Begin
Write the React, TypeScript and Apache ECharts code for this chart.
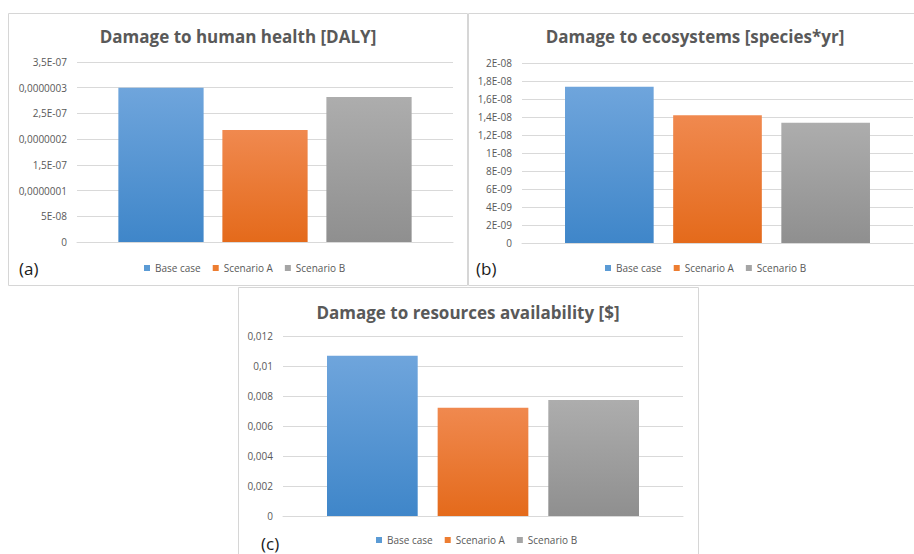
import React, { useEffect, useRef } from "react";
import * as echarts from "echarts";

const seriesNames = ["Base case", "Scenario A", "Scenario B"];
const healthValues = [3.0e-7, 2.18e-7, 2.82e-7];
const ecoValues = [1.737e-8, 1.42e-8, 1.337e-8];
const resourceValues = [0.01069, 0.00722, 0.00773];
const healthTicks = ["0", "5E-08", "0,0000001", "1,5E-07", "0,0000002", "2,5E-07", "0,0000003", "3,5E-07"];
const ecoTicks = ["0", "2E-09", "4E-09", "6E-09", "8E-09", "1E-08", "1,2E-08", "1,4E-08", "1,6E-08", "1,8E-08", "2E-08"];
const resourceTicks = ["0", "0,002", "0,004", "0,006", "0,008", "0,01", "0,012"];
const titles = ["Damage to human health [DALY]", "Damage to ecosystems [species*yr]", "Damage to resources availability [$]"];
const panelLabels = ["(a)", "(b)", "(c)"];

const FONT = "Open Sans";
const solidColors = ["#5b9bd5", "#ed7d31", "#a5a5a5"];
const gradStops = [
  ["#6fa5dc", "#3f86c9"],
  ["#f0894f", "#e46a1b"],
  ["#adadad", "#8f8f8f"],
];

const panels = [
  {
    values: healthValues, ticks: healthTicks, interval: 5e-8,
    grid: { left: 77, top: 62, width: 376, height: 180 },
    border: { x: 8.5, y: 13.5, width: 459, height: 272 },
    titleX: 238, titleY: 36, legendLeft: 139, legendTop: 258, labelX: 19, labelY: 268,
  },
  {
    values: ecoValues, ticks: ecoTicks, interval: 2e-9,
    grid: { left: 522, top: 63, width: 391, height: 180 },
    border: { x: 468.5, y: 13.5, width: 460, height: 272 },
    titleX: 695, titleY: 36, legendLeft: 600, legendTop: 258, labelX: 476, labelY: 268,
  },
  {
    values: resourceValues, ticks: resourceTicks, interval: 0.002,
    grid: { left: 283, top: 336, width: 400, height: 180 },
    border: { x: 238.5, y: 287.5, width: 460, height: 280 },
    titleX: 468, titleY: 312, legendLeft: 371, legendTop: 530, labelX: 261, labelY: 543,
  },
];

export default function App() {
  const ref = useRef<HTMLDivElement>(null);
  useEffect(() => {
    if (!ref.current) return;
    const chart = echarts.init(ref.current, null, { renderer: "svg" });
    const graphics: any[] = [];
    panels.forEach((p) => {
      graphics.push({
        type: "rect", shape: p.border, z: 0,
        style: { fill: "#ffffff", stroke: "#d6d6d6", lineWidth: 1 },
      });
    });
    panels.forEach((p, i) => {
      graphics.push({
        type: "text", x: p.titleX, y: p.titleY, z: 10,
        style: { text: titles[i], fontFamily: FONT, fontWeight: "bold", fontSize: 17, fill: "#595959", textAlign: "center", textVerticalAlign: "middle" },
      });
      graphics.push({
        type: "text", x: p.labelX, y: p.labelY, z: 10,
        style: { text: panelLabels[i], fontFamily: FONT, fontSize: 17, fill: "#1a1a1a", textAlign: "left", textVerticalAlign: "middle" },
      });
    });
    const series: any[] = [];
    panels.forEach((p, i) => {
      seriesNames.forEach((name, j) => {
        series.push({
          type: "bar", name, xAxisIndex: i, yAxisIndex: i,
          data: [p.values[j]],
          barGap: "22%", barCategoryGap: "22%",
          itemStyle: {
            color: new echarts.graphic.LinearGradient(0, 0, 0, 1, [
              { offset: 0, color: gradStops[j][0] },
              { offset: 1, color: gradStops[j][1] },
            ]),
          },
        });
      });
    });
    chart.setOption({
      animation: false,
      backgroundColor: "#ffffff",
      graphic: graphics,
      grid: panels.map((p) => ({ ...p.grid, containLabel: false })),
      xAxis: panels.map((p, i) => ({
        type: "category", gridIndex: i, data: [""],
        axisLine: { lineStyle: { color: "#d9d9d9" } },
        axisTick: { show: false }, axisLabel: { show: false },
      })),
      yAxis: panels.map((p, i) => ({
        type: "value", gridIndex: i, min: 0,
        max: p.interval * (p.ticks.length - 1), interval: p.interval,
        axisLine: { show: false }, axisTick: { show: false },
        splitLine: { lineStyle: { color: "#d9d9d9" } },
        axisLabel: {
          color: "#595959", fontFamily: FONT, fontSize: 10, margin: 10,
          formatter: (v: number) => p.ticks[Math.round(v / p.interval)] ?? "",
        },
      })),
      legend: panels.map((p) => ({
        left: p.legendLeft, top: p.legendTop, orient: "horizontal",
        icon: "rect", itemWidth: 6, itemHeight: 6, itemGap: 12,
        textStyle: { color: "#595959", fontFamily: FONT, fontSize: 10 },
        data: seriesNames.map((n, j) => ({ name: n, itemStyle: { color: solidColors[j] } })),
      })),
      series,
    });
    return () => chart.dispose();
  }, []);
  return (
    <div
      ref={ref}
      style={{ position: "fixed", left: 0, top: 0, width: 914, height: 554, background: "#fff" }}
    />
  );
}
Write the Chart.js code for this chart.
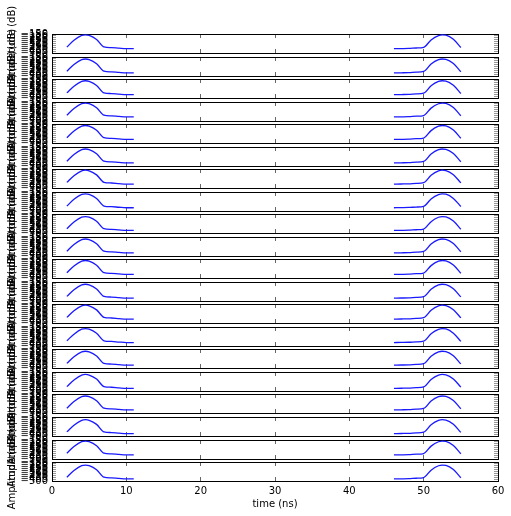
End
#### [THE EXERCISE]
Every line above should be returned word for word, with the pictures left behind.

#### [RESPONSE]
Write the React, TypeScript and Apache ECharts code for this chart.
import React, { useEffect, useRef } from "react";
import * as echarts from "echarts";

const seriesNames = ["Base case", "Scenario A", "Scenario B"];
const healthValues = [3.0e-7, 2.18e-7, 2.82e-7];
const ecoValues = [1.737e-8, 1.42e-8, 1.337e-8];
const resourceValues = [0.01069, 0.00722, 0.00773];
const healthTicks = ["0", "5E-08", "0,0000001", "1,5E-07", "0,0000002", "2,5E-07", "0,0000003", "3,5E-07"];
const ecoTicks = ["0", "2E-09", "4E-09", "6E-09", "8E-09", "1E-08", "1,2E-08", "1,4E-08", "1,6E-08", "1,8E-08", "2E-08"];
const resourceTicks = ["0", "0,002", "0,004", "0,006", "0,008", "0,01", "0,012"];
const titles = ["Damage to human health [DALY]", "Damage to ecosystems [species*yr]", "Damage to resources availability [$]"];
const panelLabels = ["(a)", "(b)", "(c)"];

const FONT = "Open Sans";
const solidColors = ["#5b9bd5", "#ed7d31", "#a5a5a5"];
const gradStops = [
  ["#6fa5dc", "#3f86c9"],
  ["#f0894f", "#e46a1b"],
  ["#adadad", "#8f8f8f"],
];

const panels = [
  {
    values: healthValues, ticks: healthTicks, interval: 5e-8,
    grid: { left: 77, top: 62, width: 376, height: 180 },
    border: { x: 8.5, y: 13.5, width: 459, height: 272 },
    titleX: 238, titleY: 36, legendLeft: 139, legendTop: 258, labelX: 19, labelY: 268,
  },
  {
    values: ecoValues, ticks: ecoTicks, interval: 2e-9,
    grid: { left: 522, top: 63, width: 391, height: 180 },
    border: { x: 468.5, y: 13.5, width: 460, height: 272 },
    titleX: 695, titleY: 36, legendLeft: 600, legendTop: 258, labelX: 476, labelY: 268,
  },
  {
    values: resourceValues, ticks: resourceTicks, interval: 0.002,
    grid: { left: 283, top: 336, width: 400, height: 180 },
    border: { x: 238.5, y: 287.5, width: 460, height: 280 },
    titleX: 468, titleY: 312, legendLeft: 371, legendTop: 530, labelX: 261, labelY: 543,
  },
];

export default function App() {
  const ref = useRef<HTMLDivElement>(null);
  useEffect(() => {
    if (!ref.current) return;
    const chart = echarts.init(ref.current, null, { renderer: "svg" });
    const graphics: any[] = [];
    panels.forEach((p) => {
      graphics.push({
        type: "rect", shape: p.border, z: 0,
        style: { fill: "#ffffff", stroke: "#d6d6d6", lineWidth: 1 },
      });
    });
    panels.forEach((p, i) => {
      graphics.push({
        type: "text", x: p.titleX, y: p.titleY, z: 10,
        style: { text: titles[i], fontFamily: FONT, fontWeight: "bold", fontSize: 17, fill: "#595959", textAlign: "center", textVerticalAlign: "middle" },
      });
      graphics.push({
        type: "text", x: p.labelX, y: p.labelY, z: 10,
        style: { text: panelLabels[i], fontFamily: FONT, fontSize: 17, fill: "#1a1a1a", textAlign: "left", textVerticalAlign: "middle" },
      });
    });
    const series: any[] = [];
    panels.forEach((p, i) => {
      seriesNames.forEach((name, j) => {
        series.push({
          type: "bar", name, xAxisIndex: i, yAxisIndex: i,
          data: [p.values[j]],
          barGap: "22%", barCategoryGap: "22%",
          itemStyle: {
            color: new echarts.graphic.LinearGradient(0, 0, 0, 1, [
              { offset: 0, color: gradStops[j][0] },
              { offset: 1, color: gradStops[j][1] },
            ]),
          },
        });
      });
    });
    chart.setOption({
      animation: false,
      backgroundColor: "#ffffff",
      graphic: graphics,
      grid: panels.map((p) => ({ ...p.grid, containLabel: false })),
      xAxis: panels.map((p, i) => ({
        type: "category", gridIndex: i, data: [""],
        axisLine: { lineStyle: { color: "#d9d9d9" } },
        axisTick: { show: false }, axisLabel: { show: false },
      })),
      yAxis: panels.map((p, i) => ({
        type: "value", gridIndex: i, min: 0,
        max: p.interval * (p.ticks.length - 1), interval: p.interval,
        axisLine: { show: false }, axisTick: { show: false },
        splitLine: { lineStyle: { color: "#d9d9d9" } },
        axisLabel: {
          color: "#595959", fontFamily: FONT, fontSize: 10, margin: 10,
          formatter: (v: number) => p.ticks[Math.round(v / p.interval)] ?? "",
        },
      })),
      legend: panels.map((p) => ({
        left: p.legendLeft, top: p.legendTop, orient: "horizontal",
        icon: "rect", itemWidth: 6, itemHeight: 6, itemGap: 12,
        textStyle: { color: "#595959", fontFamily: FONT, fontSize: 10 },
        data: seriesNames.map((n, j) => ({ name: n, itemStyle: { color: solidColors[j] } })),
      })),
      series,
    });
    return () => chart.dispose();
  }, []);
  return (
    <div
      ref={ref}
      style={{ position: "fixed", left: 0, top: 0, width: 914, height: 554, background: "#fff" }}
    />
  );
}
Write the Chart.js code for this chart.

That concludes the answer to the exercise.